Who? Sue Willman, human rights and public law partner at Deighton Pierce Glynn.

Why is she in the news? Represented Isa Muazu, a Nigerian man on hunger strike who failed in his High Court bid to be released from an immigration detention centre on human rights grounds after being denied asylum. He stopped eating on 25 August on the grounds that he had been refused a special diet for his kidney problems, and in protest at his treatment. After an appeal was lodged in the Court of Appeal, the Home Office has indicated it is planning to remove him next week.

Thoughts on the case: ‘The Home Office’s policy of detaining migrants indefinitely to compel them to leave the UK causes immense suffering, and is expensive and ineffective. In the past few months, detainees’ frustration at their treatment, and in some cases mental illness, have led to hunger strikes as a last resort. In previous cases, I was able to quickly secure release, but the home secretary has fought this case bitterly – with seven court hearings in as many weeks.’

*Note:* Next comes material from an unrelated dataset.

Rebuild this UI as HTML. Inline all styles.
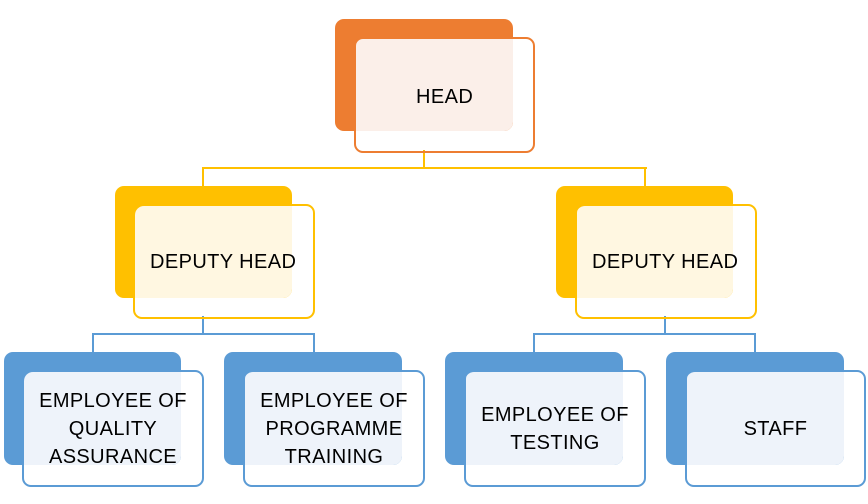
<!DOCTYPE html>
<html><head><style>
body{margin:0;width:868px;height:504px;background:#fff;position:relative;overflow:hidden;font-family:"Liberation Sans",sans-serif}
.b{position:absolute;border-radius:9px}
.f{position:absolute;border-radius:9px;background:transparent;border:2px solid;box-sizing:border-box;display:flex;align-items:center;justify-content:center;text-align:center;font-size:20px;letter-spacing:0.4px;line-height:28px;color:#000}
.l{position:absolute}
</style></head><body>
<!-- connectors -->
<div class="l" style="left:423px;top:150px;width:2px;height:18px;background:#FFC000"></div>
<div class="l" style="left:202px;top:167px;width:445px;height:2px;background:#FFC000"></div>
<div class="l" style="left:202px;top:167px;width:2px;height:20px;background:#FFC000"></div>
<div class="l" style="left:644px;top:167px;width:2px;height:20px;background:#FFC000"></div>

<div class="l" style="left:202px;top:316px;width:2px;height:18px;background:#5B9BD5"></div>
<div class="l" style="left:92px;top:333px;width:223px;height:2px;background:#5B9BD5"></div>
<div class="l" style="left:92px;top:333px;width:2px;height:20px;background:#5B9BD5"></div>
<div class="l" style="left:313px;top:333px;width:2px;height:20px;background:#5B9BD5"></div>
<div class="l" style="left:664px;top:316px;width:2px;height:18px;background:#5B9BD5"></div>
<div class="l" style="left:533px;top:333px;width:223px;height:2px;background:#5B9BD5"></div>
<div class="l" style="left:533px;top:333px;width:2px;height:20px;background:#5B9BD5"></div>
<div class="l" style="left:754px;top:333px;width:2px;height:20px;background:#5B9BD5"></div>

<!-- HEAD -->
<div class="b" style="left:335px;top:19px;width:178px;height:112px;background:#ED7D31"></div>
<div class="b" style="left:355px;top:38px;width:158px;height:93px;background:#FBEFE9;border-radius:9px 0 9px 0"></div>
<div class="f" style="left:354px;top:37px;width:181px;height:116px;border-color:#ED7D31;padding-top:3px;justify-content:flex-start;padding-left:60px">HEAD</div>

<!-- deputies -->
<div class="b" style="left:115px;top:186px;width:177px;height:112px;background:#FFC000"></div>
<div class="b" style="left:135px;top:206px;width:157px;height:92px;background:#FFF7E1;border-radius:9px 0 9px 0"></div>
<div class="f" style="left:133px;top:204px;width:182px;height:115px;border-color:#FFC000;justify-content:flex-start;padding-left:15px">DEPUTY HEAD</div>

<div class="b" style="left:556px;top:186px;width:177px;height:112px;background:#FFC000"></div>
<div class="b" style="left:576px;top:206px;width:157px;height:92px;background:#FFF7E1;border-radius:9px 0 9px 0"></div>
<div class="f" style="left:575px;top:204px;width:182px;height:115px;border-color:#FFC000;justify-content:flex-start;padding-left:15px">DEPUTY HEAD</div>

<!-- employees -->
<div class="b" style="left:4px;top:352px;width:177px;height:113px;background:#5B9BD5"></div>
<div class="b" style="left:24px;top:372px;width:157px;height:93px;background:#EEF3FA;border-radius:9px 0 9px 0"></div>
<div class="f" style="left:22px;top:370px;width:182px;height:117px;border-color:#5B9BD5">EMPLOYEE OF<br>QUALITY<br>ASSURANCE</div>

<div class="b" style="left:224px;top:352px;width:178px;height:113px;background:#5B9BD5"></div>
<div class="b" style="left:244px;top:372px;width:158px;height:93px;background:#EEF3FA;border-radius:9px 0 9px 0"></div>
<div class="f" style="left:243px;top:370px;width:182px;height:117px;border-color:#5B9BD5">EMPLOYEE OF<br>PROGRAMME<br>TRAINING</div>

<div class="b" style="left:445px;top:352px;width:178px;height:113px;background:#5B9BD5"></div>
<div class="b" style="left:465px;top:372px;width:158px;height:93px;background:#EEF3FA;border-radius:9px 0 9px 0"></div>
<div class="f" style="left:464px;top:370px;width:182px;height:117px;border-color:#5B9BD5">EMPLOYEE OF<br>TESTING</div>

<div class="b" style="left:666px;top:352px;width:178px;height:113px;background:#5B9BD5"></div>
<div class="b" style="left:686px;top:372px;width:158px;height:93px;background:#EEF3FA;border-radius:9px 0 9px 0"></div>
<div class="f" style="left:685px;top:370px;width:181px;height:117px;border-color:#5B9BD5">STAFF</div>
</body></html>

Dealing with the media: ‘Current hostility towards migrants makes it risky to publicise important cases. The press were a last option when the judicial process had failed to offer my client protection from possible death. But my client has felt greatly supported by the NGOs and the honest reporting of his case so far.’

Why did you become a lawyer? ‘To change the world. Revolution didn’t seem imminent.’

Career high: ‘Every time a collaboration with NGOs, other lawyers, and my long-suffering colleagues results in a change in the law or policy so migrants get a fairer deal.’

Career low: ‘Receiving Tuesday’s Administrative Court judgment. It unnecessarily restricts the rights of any detainee with a medical condition, and felt like a death sentence for my client.’